● Set task:
Output the line that holds "Rebuild this chart", the line that holds "plt.rcParams['font.family'] = ['Liberation", and every line between them, exactly, but none of the pictures.

************

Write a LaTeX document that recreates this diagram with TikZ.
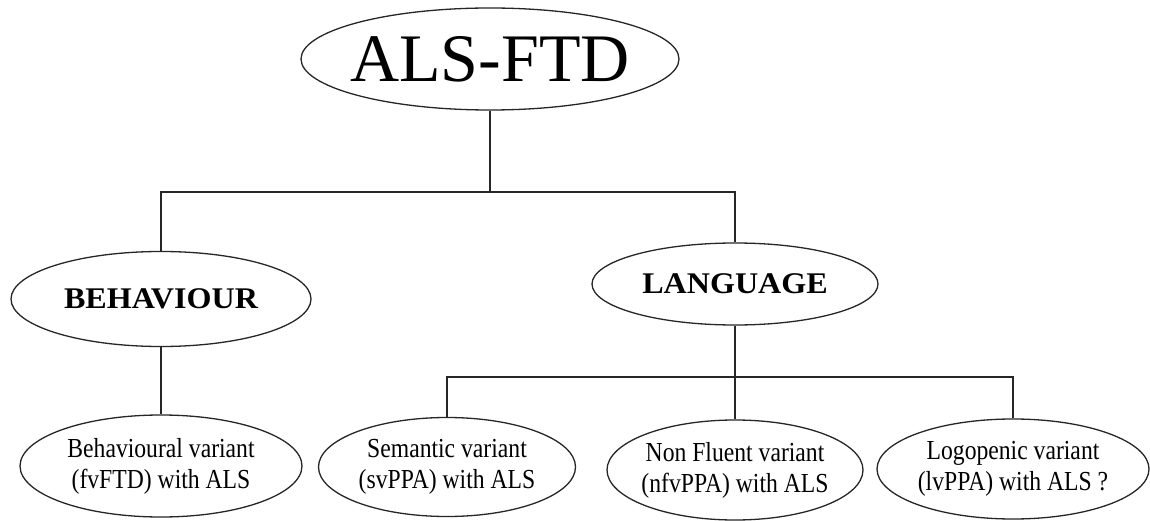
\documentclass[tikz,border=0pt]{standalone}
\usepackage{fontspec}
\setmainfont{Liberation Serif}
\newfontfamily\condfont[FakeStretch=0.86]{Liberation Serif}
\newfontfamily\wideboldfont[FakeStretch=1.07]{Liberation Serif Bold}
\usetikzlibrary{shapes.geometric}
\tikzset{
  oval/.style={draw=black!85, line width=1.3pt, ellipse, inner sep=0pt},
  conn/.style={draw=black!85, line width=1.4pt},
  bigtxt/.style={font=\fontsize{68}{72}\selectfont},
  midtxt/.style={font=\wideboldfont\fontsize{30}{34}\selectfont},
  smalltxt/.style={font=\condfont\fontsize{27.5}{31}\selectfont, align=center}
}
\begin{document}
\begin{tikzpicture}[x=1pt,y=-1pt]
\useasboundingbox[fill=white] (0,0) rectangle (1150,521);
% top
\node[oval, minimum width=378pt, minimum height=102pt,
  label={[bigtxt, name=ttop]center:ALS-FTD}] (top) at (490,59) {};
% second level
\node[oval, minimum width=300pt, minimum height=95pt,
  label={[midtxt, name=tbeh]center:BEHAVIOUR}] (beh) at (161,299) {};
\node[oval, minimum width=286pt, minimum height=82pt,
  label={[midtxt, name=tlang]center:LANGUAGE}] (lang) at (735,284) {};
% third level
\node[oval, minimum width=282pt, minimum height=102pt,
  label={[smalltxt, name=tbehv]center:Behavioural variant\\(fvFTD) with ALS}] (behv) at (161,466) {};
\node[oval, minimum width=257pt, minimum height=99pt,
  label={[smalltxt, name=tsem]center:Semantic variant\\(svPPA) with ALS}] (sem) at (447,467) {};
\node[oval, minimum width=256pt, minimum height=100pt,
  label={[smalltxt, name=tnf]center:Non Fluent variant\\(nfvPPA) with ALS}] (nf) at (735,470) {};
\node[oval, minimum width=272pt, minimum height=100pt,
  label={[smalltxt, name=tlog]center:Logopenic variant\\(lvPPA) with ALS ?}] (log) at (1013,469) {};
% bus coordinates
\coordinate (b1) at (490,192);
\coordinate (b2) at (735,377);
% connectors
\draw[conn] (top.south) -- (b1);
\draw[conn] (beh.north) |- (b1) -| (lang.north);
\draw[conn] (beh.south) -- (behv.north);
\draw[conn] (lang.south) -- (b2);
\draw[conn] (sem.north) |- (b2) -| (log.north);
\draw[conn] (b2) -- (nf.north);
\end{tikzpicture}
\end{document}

************

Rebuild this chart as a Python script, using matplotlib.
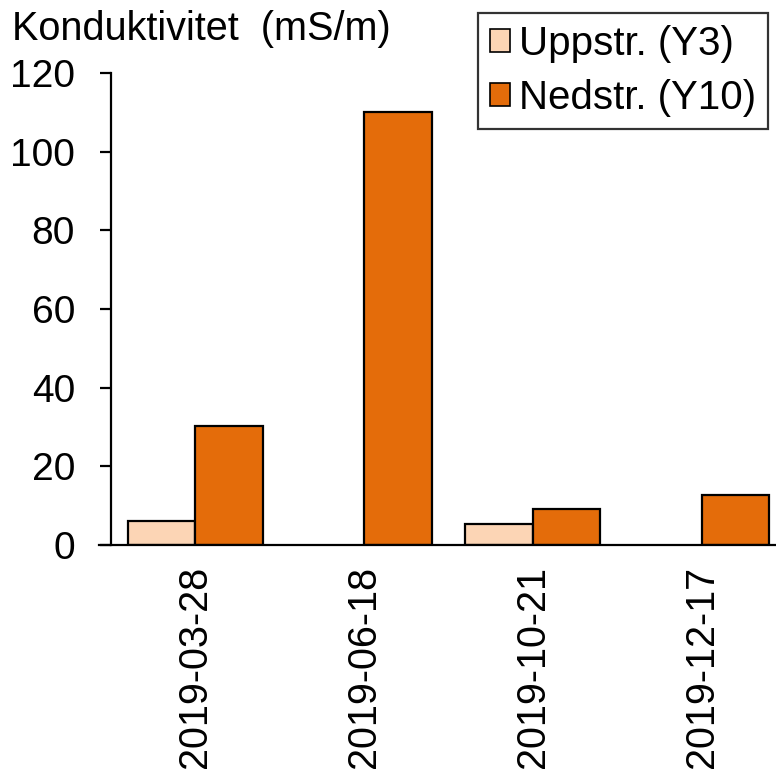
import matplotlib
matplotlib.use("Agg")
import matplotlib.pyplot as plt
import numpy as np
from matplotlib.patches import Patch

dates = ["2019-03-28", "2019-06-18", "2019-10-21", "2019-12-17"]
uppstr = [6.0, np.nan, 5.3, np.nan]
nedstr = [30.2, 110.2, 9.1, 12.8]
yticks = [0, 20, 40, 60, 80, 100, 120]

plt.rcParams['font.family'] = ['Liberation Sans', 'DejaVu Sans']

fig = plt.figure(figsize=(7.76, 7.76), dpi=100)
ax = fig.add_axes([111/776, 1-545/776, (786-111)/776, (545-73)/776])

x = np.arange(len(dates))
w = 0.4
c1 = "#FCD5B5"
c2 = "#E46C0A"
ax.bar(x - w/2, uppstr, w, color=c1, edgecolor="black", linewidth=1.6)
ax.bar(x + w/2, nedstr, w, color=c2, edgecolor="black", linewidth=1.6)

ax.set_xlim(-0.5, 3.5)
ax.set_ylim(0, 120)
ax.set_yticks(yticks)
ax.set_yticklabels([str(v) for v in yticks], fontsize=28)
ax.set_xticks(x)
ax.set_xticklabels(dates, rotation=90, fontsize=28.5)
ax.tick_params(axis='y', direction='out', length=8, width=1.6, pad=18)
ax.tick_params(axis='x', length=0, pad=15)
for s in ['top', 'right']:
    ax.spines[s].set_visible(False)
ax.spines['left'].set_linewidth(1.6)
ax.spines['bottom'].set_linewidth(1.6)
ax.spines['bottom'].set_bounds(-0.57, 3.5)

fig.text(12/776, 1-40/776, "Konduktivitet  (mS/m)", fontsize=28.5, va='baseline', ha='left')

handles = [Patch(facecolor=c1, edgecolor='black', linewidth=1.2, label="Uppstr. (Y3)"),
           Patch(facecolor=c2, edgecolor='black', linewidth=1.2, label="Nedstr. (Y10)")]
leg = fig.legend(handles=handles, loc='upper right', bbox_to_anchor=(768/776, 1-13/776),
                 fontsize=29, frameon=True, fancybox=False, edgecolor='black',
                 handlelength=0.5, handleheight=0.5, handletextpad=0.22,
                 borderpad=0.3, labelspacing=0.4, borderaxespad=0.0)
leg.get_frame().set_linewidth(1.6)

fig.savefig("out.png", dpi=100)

************

● Complete answer:
Rebuild this chart as a Python script, using matplotlib.
import matplotlib
matplotlib.use("Agg")
import matplotlib.pyplot as plt
import numpy as np
from matplotlib.patches import Patch

dates = ["2019-03-28", "2019-06-18", "2019-10-21", "2019-12-17"]
uppstr = [6.0, np.nan, 5.3, np.nan]
nedstr = [30.2, 110.2, 9.1, 12.8]
yticks = [0, 20, 40, 60, 80, 100, 120]

plt.rcParams['font.family'] = ['Liberation Sans', 'DejaVu Sans']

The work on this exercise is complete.